## Exercise details
Begin at the first line of the data and copy each line through the one containing "const poly = pts", that line included, with no pictures.

## Supplied information
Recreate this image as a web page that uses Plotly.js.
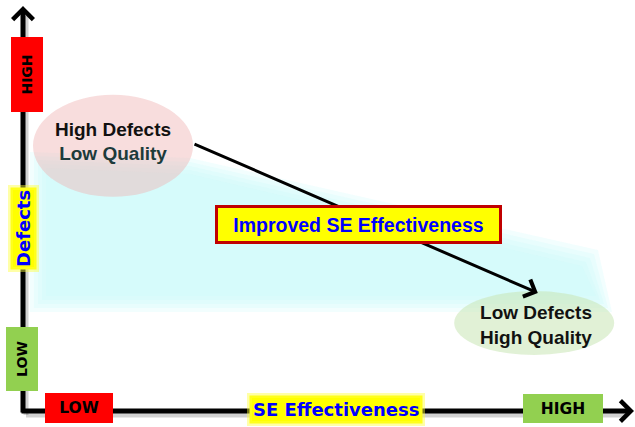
<!DOCTYPE html>
<html>
<head>
<meta charset="utf-8">
<script src="https://cdn.plot.ly/plotly-3.0.1.min.js"></script>
<style>html,body{margin:0;padding:0;background:#fff;}#chart{width:635px;height:427px;}</style>
</head>
<body>
<div id="chart"></div>
<script>
// ---- data ----
const xAxisTitle = "SE Effectiveness";
const yAxisTitle = "Defects";
const levelLabels = ["LOW", "HIGH"];
const levelX = [0.93, 9.0];      // LOW / HIGH along SE Effectiveness
const levelY = [1.3, 8.4];       // LOW / HIGH along Defects
const states = ["High Defects", "Low Defects"];
const qualities = ["Low Quality", "High Quality"];
const effectiveness = [1.5, 8.55];
const defects = [6.69, 2.1];
const trendLabel = "Improved SE Effectiveness";

// ---- geometry helpers (pixel <-> axis units) ----
const W = 635, H = 427, OX = 23, OY = 411, SX = 60, SY = 40;
const px2x = p => (p - OX) / SX;
const py2y = p => (OY - p) / SY;
const P = (x, y) => (x / W).toFixed(4) + ',' + (1 - y / H).toFixed(4);
const poly = pts => 'M' + pts.map(p => P(p[0], p[1])).join('L') + 'Z';

const shapes = [];
// soft cyan band (stacked translucent layers for a blurred edge)
[0, 4, 8, 12, 16].forEach(d => {
  const pts = [[30 + d, 152 + d], [190, 158 + d], [598 - d, 250 + d], [612 - d, 312 - d], [30 + d, 312 - d]];
  shapes.push({type:'path', xref:'paper', yref:'paper', path: poly(pts),
    fillcolor:'rgba(200,250,250,0.24)', line:{width:0}, layer:'below'});
});
// state ellipses
const ellR = [[80/SX, 51/SY], [80/SX, 32/SY]];
const ellDy = [-0.06, 0.1];
const ellFill = ['rgba(240,180,180,0.45)', 'rgba(200,230,180,0.55)'];
effectiveness.forEach((e, i) => {
  const cx = e - (i === 1 ? 0.03 : 0), cy = defects[i] + ellDy[i];
  shapes.push({type:'circle', xref:'x', yref:'y',
    x0: cx - ellR[i][0], x1: cx + ellR[i][0], y0: cy - ellR[i][1], y1: cy + ellR[i][1],
    fillcolor: ellFill[i], line:{width:0}, layer:'below'});
});
// axis shadows
shapes.push({type:'line', xref:'paper', yref:'paper', x0:26/W, x1:26/W, y0:1-16/H, y1:1-415/H,
  line:{color:'rgba(0,0,0,0.18)', width:5}});
shapes.push({type:'line', xref:'paper', yref:'paper', x0:26/W, x1:626/W, y0:1-415/H, y1:1-415/H,
  line:{color:'rgba(0,0,0,0.18)', width:5}});

const annotations = [];
// axes with arrowheads
annotations.push({x:0, y:py2y(6), ax:0, ay:py2y(414), xref:'x', yref:'y', axref:'x', ayref:'y',
  showarrow:true, arrowhead:4, arrowsize:0.8, arrowwidth:5, arrowcolor:'#000', text:''});
annotations.push({x:px2x(634), y:0, ax:px2x(20), ay:0, xref:'x', yref:'y', axref:'x', ayref:'y',
  showarrow:true, arrowhead:4, arrowsize:0.8, arrowwidth:5, arrowcolor:'#000', text:''});
// trend arrow between the two states
const sx = effectiveness[0] + ellR[0][0], sy = defects[0] + 0.0;
const ex = effectiveness[1] + 0.03, ey = defects[1] + 0.85;
annotations.push({x:ex, y:ey, ax:sx, ay:sy, xref:'x', yref:'y', axref:'x', ayref:'y',
  showarrow:true, arrowhead:4, arrowsize:1.2, arrowwidth:3, arrowcolor:'#000', text:''});
// level boxes
const xLevelColors = ['#FF0000', '#92D050'];
const yLevelColors = ['#92D050', '#FF0000'];
const xLevelSize = [[68,30],[80,29]];
const yLevelSize = [[64,32],[75,32]];
const yLevelShift = [-1, 4];
const lvlFontH = {family:'DejaVu Sans', size:15.5, color:'#000', weight:'bold'};
const lvlFontV = {family:'DejaVu Sans', size:14, color:'#000', weight:'bold'};
levelLabels.forEach((t, i) => {
  annotations.push({x:levelX[i], y:0, xref:'x', yref:'y', yshift:3, text:t, showarrow:false,
    bgcolor:xLevelColors[i], width:xLevelSize[i][0], height:xLevelSize[i][1], borderpad:0, borderwidth:0, font:lvlFontH});
  annotations.push({x:0, y:levelY[i], xref:'x', yref:'y', xshift:yLevelShift[i], text:t, showarrow:false, textangle:-90,
    bgcolor:yLevelColors[i], width:yLevelSize[i][0], height:yLevelSize[i][1], borderpad:0, borderwidth:0, font:lvlFontV});
});
// axis titles with yellow glow
const titleFont = {family:'DejaVu Sans', size:18, color:'#0000FF', weight:'bold'};
annotations.push({x:px2x(336), y:0, xref:'x', yref:'y', yshift:2, text:xAxisTitle, showarrow:false,
  bgcolor:'#FFFF00', bordercolor:'rgba(255,255,60,0.45)', borderwidth:5, borderpad:1, font:titleFont});
annotations.push({x:0, y:py2y(229), xref:'x', yref:'y', xshift:0, text:yAxisTitle, showarrow:false, textangle:-90,
  bgcolor:'#FFFF00', bordercolor:'rgba(255,255,60,0.45)', borderwidth:5, borderpad:0, font:titleFont});
// trend label box
annotations.push({x:(sx + ex) / 2, y:(sy + ey) / 2, xref:'x', yref:'y', xshift:-7, yshift:-6,
  text:trendLabel, showarrow:false, bgcolor:'#FFFF00', bordercolor:'#C00000', borderwidth:3, borderpad:0,
  width:281, height:33, font:{family:'Liberation Sans', size:19.5, color:'#0000FF', weight:'bold'}});

const stateText = states.map((s, i) => '<span style="color:#111">' + s + '</span><br>' +
  '<span style="color:' + (i === 0 ? '#1d3b3b' : '#111') + '">' + qualities[i] + '</span>');

const trace = {x:effectiveness, y:defects, mode:'text', type:'scatter', text:stateText,
  textposition:'middle center', hoverinfo:'skip',
  textfont:{family:'Liberation Sans', size:19, color:'#111', weight:'bold'}};

const layout = {
  width:W, height:H, margin:{l:0, r:0, t:0, b:0},
  paper_bgcolor:'#fff', plot_bgcolor:'#fff', showlegend:false,
  xaxis:{range:[px2x(0), px2x(W)], visible:false, fixedrange:true},
  yaxis:{range:[py2y(H), py2y(0)], visible:false, fixedrange:true},
  shapes:shapes, annotations:annotations
};
Plotly.newPlot('chart', [trace], layout, {displayModeBar:false, staticPlot:true});
</script>
</body>
</html>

## Final result
Recreate this image as a web page that uses Plotly.js.
<!DOCTYPE html>
<html>
<head>
<meta charset="utf-8">
<script src="https://cdn.plot.ly/plotly-3.0.1.min.js"></script>
<style>html,body{margin:0;padding:0;background:#fff;}#chart{width:635px;height:427px;}</style>
</head>
<body>
<div id="chart"></div>
<script>
// ---- data ----
const xAxisTitle = "SE Effectiveness";
const yAxisTitle = "Defects";
const levelLabels = ["LOW", "HIGH"];
const levelX = [0.93, 9.0];      // LOW / HIGH along SE Effectiveness
const levelY = [1.3, 8.4];       // LOW / HIGH along Defects
const states = ["High Defects", "Low Defects"];
const qualities = ["Low Quality", "High Quality"];
const effectiveness = [1.5, 8.55];
const defects = [6.69, 2.1];
const trendLabel = "Improved SE Effectiveness";

// ---- geometry helpers (pixel <-> axis units) ----
const W = 635, H = 427, OX = 23, OY = 411, SX = 60, SY = 40;
const px2x = p => (p - OX) / SX;
const py2y = p => (OY - p) / SY;
const P = (x, y) => (x / W).toFixed(4) + ',' + (1 - y / H).toFixed(4);
const poly = pts => 'M' + pts.map(p => P(p[0], p[1])).join('L') + 'Z';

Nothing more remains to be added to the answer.